>> Begin
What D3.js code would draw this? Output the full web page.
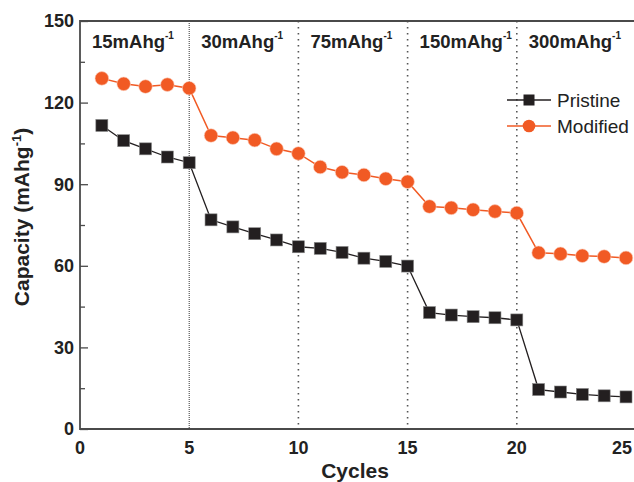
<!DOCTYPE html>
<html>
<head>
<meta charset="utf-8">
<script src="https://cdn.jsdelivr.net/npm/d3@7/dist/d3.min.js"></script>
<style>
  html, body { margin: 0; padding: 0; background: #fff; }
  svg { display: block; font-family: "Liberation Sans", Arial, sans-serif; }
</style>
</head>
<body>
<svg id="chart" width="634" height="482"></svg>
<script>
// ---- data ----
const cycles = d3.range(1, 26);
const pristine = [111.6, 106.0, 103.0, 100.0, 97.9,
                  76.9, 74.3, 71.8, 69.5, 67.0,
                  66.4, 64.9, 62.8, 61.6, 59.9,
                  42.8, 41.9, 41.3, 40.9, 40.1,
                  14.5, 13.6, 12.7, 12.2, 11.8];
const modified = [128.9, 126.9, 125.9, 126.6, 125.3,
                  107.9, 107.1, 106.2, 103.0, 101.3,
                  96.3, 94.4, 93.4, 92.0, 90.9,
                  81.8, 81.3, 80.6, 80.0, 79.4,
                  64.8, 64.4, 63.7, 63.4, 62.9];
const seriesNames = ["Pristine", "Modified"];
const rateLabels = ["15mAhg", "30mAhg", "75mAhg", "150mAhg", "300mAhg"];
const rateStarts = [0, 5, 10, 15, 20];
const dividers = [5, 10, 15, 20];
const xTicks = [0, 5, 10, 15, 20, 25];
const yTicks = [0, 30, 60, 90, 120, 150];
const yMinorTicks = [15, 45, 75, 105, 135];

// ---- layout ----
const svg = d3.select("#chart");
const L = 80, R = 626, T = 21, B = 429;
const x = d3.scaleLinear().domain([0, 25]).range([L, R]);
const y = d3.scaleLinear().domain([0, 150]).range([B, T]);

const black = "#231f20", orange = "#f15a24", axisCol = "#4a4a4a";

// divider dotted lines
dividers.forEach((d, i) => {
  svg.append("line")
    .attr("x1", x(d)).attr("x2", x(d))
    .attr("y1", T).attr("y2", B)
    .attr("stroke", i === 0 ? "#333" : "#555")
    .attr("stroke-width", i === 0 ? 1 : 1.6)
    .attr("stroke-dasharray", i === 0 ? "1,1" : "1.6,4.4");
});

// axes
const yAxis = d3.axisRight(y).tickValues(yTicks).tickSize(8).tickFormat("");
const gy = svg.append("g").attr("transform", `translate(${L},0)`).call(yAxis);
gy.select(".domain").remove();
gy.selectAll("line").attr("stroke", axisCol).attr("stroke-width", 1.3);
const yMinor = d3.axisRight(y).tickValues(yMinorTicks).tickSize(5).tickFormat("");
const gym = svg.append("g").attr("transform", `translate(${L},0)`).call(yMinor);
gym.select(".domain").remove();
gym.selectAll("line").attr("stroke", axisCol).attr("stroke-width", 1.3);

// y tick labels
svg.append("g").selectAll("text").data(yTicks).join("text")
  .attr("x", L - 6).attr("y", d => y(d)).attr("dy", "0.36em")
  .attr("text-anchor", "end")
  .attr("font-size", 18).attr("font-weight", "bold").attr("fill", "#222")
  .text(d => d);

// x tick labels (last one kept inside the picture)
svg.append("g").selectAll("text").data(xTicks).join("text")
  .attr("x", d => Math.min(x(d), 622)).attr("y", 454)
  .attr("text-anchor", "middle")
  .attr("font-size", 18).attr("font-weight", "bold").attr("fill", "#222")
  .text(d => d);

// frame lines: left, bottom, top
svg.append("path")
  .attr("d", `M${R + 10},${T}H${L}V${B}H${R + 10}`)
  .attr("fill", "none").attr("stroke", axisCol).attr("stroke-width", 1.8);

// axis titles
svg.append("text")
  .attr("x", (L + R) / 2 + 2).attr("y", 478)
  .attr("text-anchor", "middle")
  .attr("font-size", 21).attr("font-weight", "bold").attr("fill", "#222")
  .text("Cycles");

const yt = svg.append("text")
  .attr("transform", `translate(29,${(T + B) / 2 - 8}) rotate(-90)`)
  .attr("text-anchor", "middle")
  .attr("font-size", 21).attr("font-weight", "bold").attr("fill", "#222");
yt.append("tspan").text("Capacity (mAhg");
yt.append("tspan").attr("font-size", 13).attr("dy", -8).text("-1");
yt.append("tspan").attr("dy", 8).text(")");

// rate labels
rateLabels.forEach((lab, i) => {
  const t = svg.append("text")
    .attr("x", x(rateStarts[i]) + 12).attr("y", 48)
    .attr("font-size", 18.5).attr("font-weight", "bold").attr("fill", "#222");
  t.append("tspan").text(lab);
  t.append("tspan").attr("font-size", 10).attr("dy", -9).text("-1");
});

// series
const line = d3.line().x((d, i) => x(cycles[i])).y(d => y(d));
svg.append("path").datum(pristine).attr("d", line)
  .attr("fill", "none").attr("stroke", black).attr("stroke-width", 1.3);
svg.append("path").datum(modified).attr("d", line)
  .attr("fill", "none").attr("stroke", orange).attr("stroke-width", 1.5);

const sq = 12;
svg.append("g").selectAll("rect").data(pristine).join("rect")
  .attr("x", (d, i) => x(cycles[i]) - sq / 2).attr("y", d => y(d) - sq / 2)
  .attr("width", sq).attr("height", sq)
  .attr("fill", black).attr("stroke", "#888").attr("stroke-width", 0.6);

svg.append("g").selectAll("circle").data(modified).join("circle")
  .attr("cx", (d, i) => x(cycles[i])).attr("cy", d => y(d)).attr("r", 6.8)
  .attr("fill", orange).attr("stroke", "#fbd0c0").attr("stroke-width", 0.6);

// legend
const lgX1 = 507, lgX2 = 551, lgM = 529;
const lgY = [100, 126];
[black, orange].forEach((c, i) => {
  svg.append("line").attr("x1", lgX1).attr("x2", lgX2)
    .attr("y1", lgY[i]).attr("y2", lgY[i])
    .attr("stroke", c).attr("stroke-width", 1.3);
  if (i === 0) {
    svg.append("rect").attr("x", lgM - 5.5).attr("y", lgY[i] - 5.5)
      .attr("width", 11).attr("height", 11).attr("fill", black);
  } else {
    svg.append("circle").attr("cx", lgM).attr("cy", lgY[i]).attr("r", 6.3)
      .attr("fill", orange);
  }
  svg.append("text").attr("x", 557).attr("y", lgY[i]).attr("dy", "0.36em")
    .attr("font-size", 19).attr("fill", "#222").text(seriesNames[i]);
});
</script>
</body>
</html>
>> End
- _Problem to work on_
Retype the whole listing exactly and leave the pictures out.

- _Full response_
What D3.js code would draw this? Output the full web page.
<!DOCTYPE html>
<html>
<head>
<meta charset="utf-8">
<script src="https://cdn.jsdelivr.net/npm/d3@7/dist/d3.min.js"></script>
<style>
  html, body { margin: 0; padding: 0; background: #fff; }
  svg { display: block; font-family: "Liberation Sans", Arial, sans-serif; }
</style>
</head>
<body>
<svg id="chart" width="634" height="482"></svg>
<script>
// ---- data ----
const cycles = d3.range(1, 26);
const pristine = [111.6, 106.0, 103.0, 100.0, 97.9,
                  76.9, 74.3, 71.8, 69.5, 67.0,
                  66.4, 64.9, 62.8, 61.6, 59.9,
                  42.8, 41.9, 41.3, 40.9, 40.1,
                  14.5, 13.6, 12.7, 12.2, 11.8];
const modified = [128.9, 126.9, 125.9, 126.6, 125.3,
                  107.9, 107.1, 106.2, 103.0, 101.3,
                  96.3, 94.4, 93.4, 92.0, 90.9,
                  81.8, 81.3, 80.6, 80.0, 79.4,
                  64.8, 64.4, 63.7, 63.4, 62.9];
const seriesNames = ["Pristine", "Modified"];
const rateLabels = ["15mAhg", "30mAhg", "75mAhg", "150mAhg", "300mAhg"];
const rateStarts = [0, 5, 10, 15, 20];
const dividers = [5, 10, 15, 20];
const xTicks = [0, 5, 10, 15, 20, 25];
const yTicks = [0, 30, 60, 90, 120, 150];
const yMinorTicks = [15, 45, 75, 105, 135];

// ---- layout ----
const svg = d3.select("#chart");
const L = 80, R = 626, T = 21, B = 429;
const x = d3.scaleLinear().domain([0, 25]).range([L, R]);
const y = d3.scaleLinear().domain([0, 150]).range([B, T]);

const black = "#231f20", orange = "#f15a24", axisCol = "#4a4a4a";

// divider dotted lines
dividers.forEach((d, i) => {
  svg.append("line")
    .attr("x1", x(d)).attr("x2", x(d))
    .attr("y1", T).attr("y2", B)
    .attr("stroke", i === 0 ? "#333" : "#555")
    .attr("stroke-width", i === 0 ? 1 : 1.6)
    .attr("stroke-dasharray", i === 0 ? "1,1" : "1.6,4.4");
});

// axes
const yAxis = d3.axisRight(y).tickValues(yTicks).tickSize(8).tickFormat("");
const gy = svg.append("g").attr("transform", `translate(${L},0)`).call(yAxis);
gy.select(".domain").remove();
gy.selectAll("line").attr("stroke", axisCol).attr("stroke-width", 1.3);
const yMinor = d3.axisRight(y).tickValues(yMinorTicks).tickSize(5).tickFormat("");
const gym = svg.append("g").attr("transform", `translate(${L},0)`).call(yMinor);
gym.select(".domain").remove();
gym.selectAll("line").attr("stroke", axisCol).attr("stroke-width", 1.3);

// y tick labels
svg.append("g").selectAll("text").data(yTicks).join("text")
  .attr("x", L - 6).attr("y", d => y(d)).attr("dy", "0.36em")
  .attr("text-anchor", "end")
  .attr("font-size", 18).attr("font-weight", "bold").attr("fill", "#222")
  .text(d => d);

// x tick labels (last one kept inside the picture)
svg.append("g").selectAll("text").data(xTicks).join("text")
  .attr("x", d => Math.min(x(d), 622)).attr("y", 454)
  .attr("text-anchor", "middle")
  .attr("font-size", 18).attr("font-weight", "bold").attr("fill", "#222")
  .text(d => d);

// frame lines: left, bottom, top
svg.append("path")
  .attr("d", `M${R + 10},${T}H${L}V${B}H${R + 10}`)
  .attr("fill", "none").attr("stroke", axisCol).attr("stroke-width", 1.8);

// axis titles
svg.append("text")
  .attr("x", (L + R) / 2 + 2).attr("y", 478)
  .attr("text-anchor", "middle")
  .attr("font-size", 21).attr("font-weight", "bold").attr("fill", "#222")
  .text("Cycles");

const yt = svg.append("text")
  .attr("transform", `translate(29,${(T + B) / 2 - 8}) rotate(-90)`)
  .attr("text-anchor", "middle")
  .attr("font-size", 21).attr("font-weight", "bold").attr("fill", "#222");
yt.append("tspan").text("Capacity (mAhg");
yt.append("tspan").attr("font-size", 13).attr("dy", -8).text("-1");
yt.append("tspan").attr("dy", 8).text(")");

// rate labels
rateLabels.forEach((lab, i) => {
  const t = svg.append("text")
    .attr("x", x(rateStarts[i]) + 12).attr("y", 48)
    .attr("font-size", 18.5).attr("font-weight", "bold").attr("fill", "#222");
  t.append("tspan").text(lab);
  t.append("tspan").attr("font-size", 10).attr("dy", -9).text("-1");
});

// series
const line = d3.line().x((d, i) => x(cycles[i])).y(d => y(d));
svg.append("path").datum(pristine).attr("d", line)
  .attr("fill", "none").attr("stroke", black).attr("stroke-width", 1.3);
svg.append("path").datum(modified).attr("d", line)
  .attr("fill", "none").attr("stroke", orange).attr("stroke-width", 1.5);

const sq = 12;
svg.append("g").selectAll("rect").data(pristine).join("rect")
  .attr("x", (d, i) => x(cycles[i]) - sq / 2).attr("y", d => y(d) - sq / 2)
  .attr("width", sq).attr("height", sq)
  .attr("fill", black).attr("stroke", "#888").attr("stroke-width", 0.6);

svg.append("g").selectAll("circle").data(modified).join("circle")
  .attr("cx", (d, i) => x(cycles[i])).attr("cy", d => y(d)).attr("r", 6.8)
  .attr("fill", orange).attr("stroke", "#fbd0c0").attr("stroke-width", 0.6);

// legend
const lgX1 = 507, lgX2 = 551, lgM = 529;
const lgY = [100, 126];
[black, orange].forEach((c, i) => {
  svg.append("line").attr("x1", lgX1).attr("x2", lgX2)
    .attr("y1", lgY[i]).attr("y2", lgY[i])
    .attr("stroke", c).attr("stroke-width", 1.3);
  if (i === 0) {
    svg.append("rect").attr("x", lgM - 5.5).attr("y", lgY[i] - 5.5)
      .attr("width", 11).attr("height", 11).attr("fill", black);
  } else {
    svg.append("circle").attr("cx", lgM).attr("cy", lgY[i]).attr("r", 6.3)
      .attr("fill", orange);
  }
  svg.append("text").attr("x", 557).attr("y", lgY[i]).attr("dy", "0.36em")
    .attr("font-size", 19).attr("fill", "#222").text(seriesNames[i]);
});
</script>
</body>
</html>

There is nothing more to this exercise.